KATHMANDU - Nepal’s Maoist leader, who swapped arms for politics when his “people’s war” ended in 2006, threw the country’s elections into doubt Thursday by claiming the poll was rigged following big losses for his party.
Pushpa Kamal Dahal, better known as Prachanda, demanded a halt to vote-counting after losing his own seat in Tuesday’s elections aimed at installing a constituent assembly and ending years of political instability.
“We urge the election commission to stop the counting,” Prachanda told a press conference. “We accept (the) people’s verdict but cannot accept conspiracy and poll-rigging.”
As protesters gathered outside the party’s headquarters chanting “We are ready to fight again!”, the former guerilla said ballot boxes were tampered with while being transported from polling stations to counting centres.Prachanda, the country’s first post-war prime minister, finished a distant third in his Kathmandu constituency, well behind the winning Nepali Congress party candidate, Rajan K.C., according to the election commission.
The Maoist party swept elections in 2008, but results showed them trailing badly in a vote seen as vital in completing a long-stalled peace process which has drifted in recent years.
Tentative results showed the Maoists leading in just 11 percent of the 187 constituencies where vote-counting has been completed or is well under way.
Even if the party were to sweep the remaining 53 directly-elected seats, it would have won less than one third of the vote.
Millions of Nepalis voted on Tuesday, registering a higher turnout than the first post-war elections in 2008 which created a constituent assembly tasked with writing a new constitution.
But after five years, five prime ministers and endless political infighting it collapsed without completing the process in 2012, leading to a leadership vacuum which Tuesday’s election was intended to fill. Even before Prachanda’s protest, a hardline splinter group of the Maoist party had decided to boycott the vote and launch a campaign of intimidation, leading to a series of small explosions and arson attacks.
“This is a genuine election and if some political parties are not satisfied with the outcome, they must come with evidence... there’s no place for violence,” head of the EU’s election observer group, Eva Joly, said Thursday.
She said the polls were held in an “independent and impartial manner”, a view echoed by other international observers including former US President Jimmy Carter.
The Maoists won the last elections with the promise of social change, economic growth and lasting peace in a country which lost an estimated 16,000 people during the 10-year war between the rebels and government forces.
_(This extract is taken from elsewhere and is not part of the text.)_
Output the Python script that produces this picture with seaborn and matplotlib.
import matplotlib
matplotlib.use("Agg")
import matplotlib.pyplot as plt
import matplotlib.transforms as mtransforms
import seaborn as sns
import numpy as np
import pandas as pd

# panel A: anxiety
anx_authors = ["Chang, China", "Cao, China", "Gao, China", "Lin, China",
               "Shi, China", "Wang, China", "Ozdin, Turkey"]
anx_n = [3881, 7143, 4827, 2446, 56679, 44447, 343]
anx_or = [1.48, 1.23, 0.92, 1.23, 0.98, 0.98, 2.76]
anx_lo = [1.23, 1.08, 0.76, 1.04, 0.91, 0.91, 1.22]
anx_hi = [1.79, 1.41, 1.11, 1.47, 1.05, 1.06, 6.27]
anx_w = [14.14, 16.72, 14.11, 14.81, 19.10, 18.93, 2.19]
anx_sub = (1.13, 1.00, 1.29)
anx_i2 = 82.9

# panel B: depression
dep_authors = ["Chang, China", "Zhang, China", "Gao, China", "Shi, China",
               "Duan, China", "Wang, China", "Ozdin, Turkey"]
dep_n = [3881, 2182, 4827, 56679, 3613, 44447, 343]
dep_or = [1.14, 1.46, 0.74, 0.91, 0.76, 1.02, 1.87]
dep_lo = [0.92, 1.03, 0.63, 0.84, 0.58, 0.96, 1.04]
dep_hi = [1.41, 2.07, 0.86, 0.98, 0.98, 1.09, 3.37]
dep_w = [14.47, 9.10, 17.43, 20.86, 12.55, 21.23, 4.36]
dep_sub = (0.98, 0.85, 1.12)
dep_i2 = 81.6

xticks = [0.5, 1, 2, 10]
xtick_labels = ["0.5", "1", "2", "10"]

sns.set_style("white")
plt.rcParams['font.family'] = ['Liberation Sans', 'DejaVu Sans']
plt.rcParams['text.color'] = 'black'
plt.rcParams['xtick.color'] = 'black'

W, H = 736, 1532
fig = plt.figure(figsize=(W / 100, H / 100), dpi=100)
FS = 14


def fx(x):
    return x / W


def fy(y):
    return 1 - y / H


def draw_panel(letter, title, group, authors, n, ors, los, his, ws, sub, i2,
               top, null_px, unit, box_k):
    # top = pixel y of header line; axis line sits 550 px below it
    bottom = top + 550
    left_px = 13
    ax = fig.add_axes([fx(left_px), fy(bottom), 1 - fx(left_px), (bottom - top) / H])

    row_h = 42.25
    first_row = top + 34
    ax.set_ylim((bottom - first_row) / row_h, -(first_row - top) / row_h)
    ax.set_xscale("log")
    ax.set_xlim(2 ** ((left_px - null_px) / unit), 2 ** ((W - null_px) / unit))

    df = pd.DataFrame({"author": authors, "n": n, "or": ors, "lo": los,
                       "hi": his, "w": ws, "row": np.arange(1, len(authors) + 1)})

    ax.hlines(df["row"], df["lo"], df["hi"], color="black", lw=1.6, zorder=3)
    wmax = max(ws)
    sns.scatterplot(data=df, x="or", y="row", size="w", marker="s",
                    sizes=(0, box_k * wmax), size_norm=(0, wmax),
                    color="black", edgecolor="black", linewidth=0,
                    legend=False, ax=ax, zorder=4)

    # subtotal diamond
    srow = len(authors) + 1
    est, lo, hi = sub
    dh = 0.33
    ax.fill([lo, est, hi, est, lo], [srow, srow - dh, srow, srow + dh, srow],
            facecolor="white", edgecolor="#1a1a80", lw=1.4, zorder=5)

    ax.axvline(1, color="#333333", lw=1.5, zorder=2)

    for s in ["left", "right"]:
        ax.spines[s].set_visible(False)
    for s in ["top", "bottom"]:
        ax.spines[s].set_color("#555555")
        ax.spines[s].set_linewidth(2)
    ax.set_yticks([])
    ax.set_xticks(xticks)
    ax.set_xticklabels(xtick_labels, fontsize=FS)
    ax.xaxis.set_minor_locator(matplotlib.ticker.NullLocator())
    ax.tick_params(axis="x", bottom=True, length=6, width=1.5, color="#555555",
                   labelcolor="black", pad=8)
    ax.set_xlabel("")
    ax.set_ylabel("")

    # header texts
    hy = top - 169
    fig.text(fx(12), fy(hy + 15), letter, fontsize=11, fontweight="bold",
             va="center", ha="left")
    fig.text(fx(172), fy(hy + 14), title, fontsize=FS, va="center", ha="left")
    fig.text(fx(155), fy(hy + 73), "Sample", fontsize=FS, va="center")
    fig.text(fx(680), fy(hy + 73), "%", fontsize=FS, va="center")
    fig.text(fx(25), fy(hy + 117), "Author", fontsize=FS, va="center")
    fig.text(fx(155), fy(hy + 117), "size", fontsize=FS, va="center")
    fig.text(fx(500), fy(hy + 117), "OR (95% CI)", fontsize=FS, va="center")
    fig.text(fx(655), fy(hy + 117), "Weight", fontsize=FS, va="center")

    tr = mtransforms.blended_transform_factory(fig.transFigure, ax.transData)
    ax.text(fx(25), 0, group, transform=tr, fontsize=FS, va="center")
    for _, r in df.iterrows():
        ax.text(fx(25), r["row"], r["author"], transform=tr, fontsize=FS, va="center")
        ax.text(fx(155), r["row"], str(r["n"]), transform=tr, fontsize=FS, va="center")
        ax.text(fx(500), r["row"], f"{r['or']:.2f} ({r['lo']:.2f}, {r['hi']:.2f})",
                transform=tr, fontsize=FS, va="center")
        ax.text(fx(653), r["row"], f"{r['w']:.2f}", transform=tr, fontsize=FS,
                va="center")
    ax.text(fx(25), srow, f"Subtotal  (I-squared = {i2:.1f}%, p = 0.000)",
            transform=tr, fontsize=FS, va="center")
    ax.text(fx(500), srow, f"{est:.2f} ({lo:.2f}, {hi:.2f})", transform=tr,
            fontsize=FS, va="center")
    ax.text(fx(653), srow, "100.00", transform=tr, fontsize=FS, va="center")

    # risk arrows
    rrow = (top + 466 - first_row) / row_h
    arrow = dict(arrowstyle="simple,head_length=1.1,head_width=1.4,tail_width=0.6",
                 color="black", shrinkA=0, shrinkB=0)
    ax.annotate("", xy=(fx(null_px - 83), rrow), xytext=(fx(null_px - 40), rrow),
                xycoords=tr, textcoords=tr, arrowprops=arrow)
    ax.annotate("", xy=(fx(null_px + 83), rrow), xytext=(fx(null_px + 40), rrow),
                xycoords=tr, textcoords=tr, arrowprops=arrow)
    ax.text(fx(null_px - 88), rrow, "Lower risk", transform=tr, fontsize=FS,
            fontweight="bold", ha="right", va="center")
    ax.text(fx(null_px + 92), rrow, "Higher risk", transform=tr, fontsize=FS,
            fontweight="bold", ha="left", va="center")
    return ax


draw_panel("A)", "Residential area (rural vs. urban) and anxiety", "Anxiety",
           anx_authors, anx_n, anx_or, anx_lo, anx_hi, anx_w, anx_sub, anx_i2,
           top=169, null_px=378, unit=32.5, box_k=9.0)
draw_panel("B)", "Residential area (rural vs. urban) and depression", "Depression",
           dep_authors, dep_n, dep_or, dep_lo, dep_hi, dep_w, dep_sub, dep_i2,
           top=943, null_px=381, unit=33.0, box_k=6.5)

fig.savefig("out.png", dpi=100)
But they have since faced sharp criticism from many core supporters who accuse them of abandoning their ideals and adopting a life of luxury after helping to abolish the country’s monarchy.
Chief Election Commissioner Neel Kantha Uprety said counting would continue despite Prachanda’s demand.
“An election is a way to understand the people’s verdict, I request all political parties to respect people’s opinion,” Uprety told reporters.
Former US president Carter, who is in Kathmandu to monitor the polls, told a press conference Thursday that he was “very disappointed” over the Maoist rejection of the electoral process.
“My hope is that they would react peacefully and participate in writing the constitution,” Carter said.
Carter, whose NGO The Carter Center monitored the 2008 polls, said he would meet with Prachanda later on Thursday and urge him to “respect the will of Nepali voters”. Maoist spokesman, Agni Sapkota, said the party would hold a central committee meeting on Saturday to discuss its future tactics.
“At the meeting, we will decide on the upcoming steps that the party will take,” Sapkota told AFP.
Preliminary results are likely to emerge by Friday, with full results expected by the end of the month.
More than 100 parties, including three major ones - the Unified Marxist-Leninist, the Nepali Congress and the Maoists - fielded candidates for the assembly.
In addition to the 240 directly-elected seats, an additional 335 seats will be awarded via a proportional representation system and a further 26 will be chosen by a council of ministers.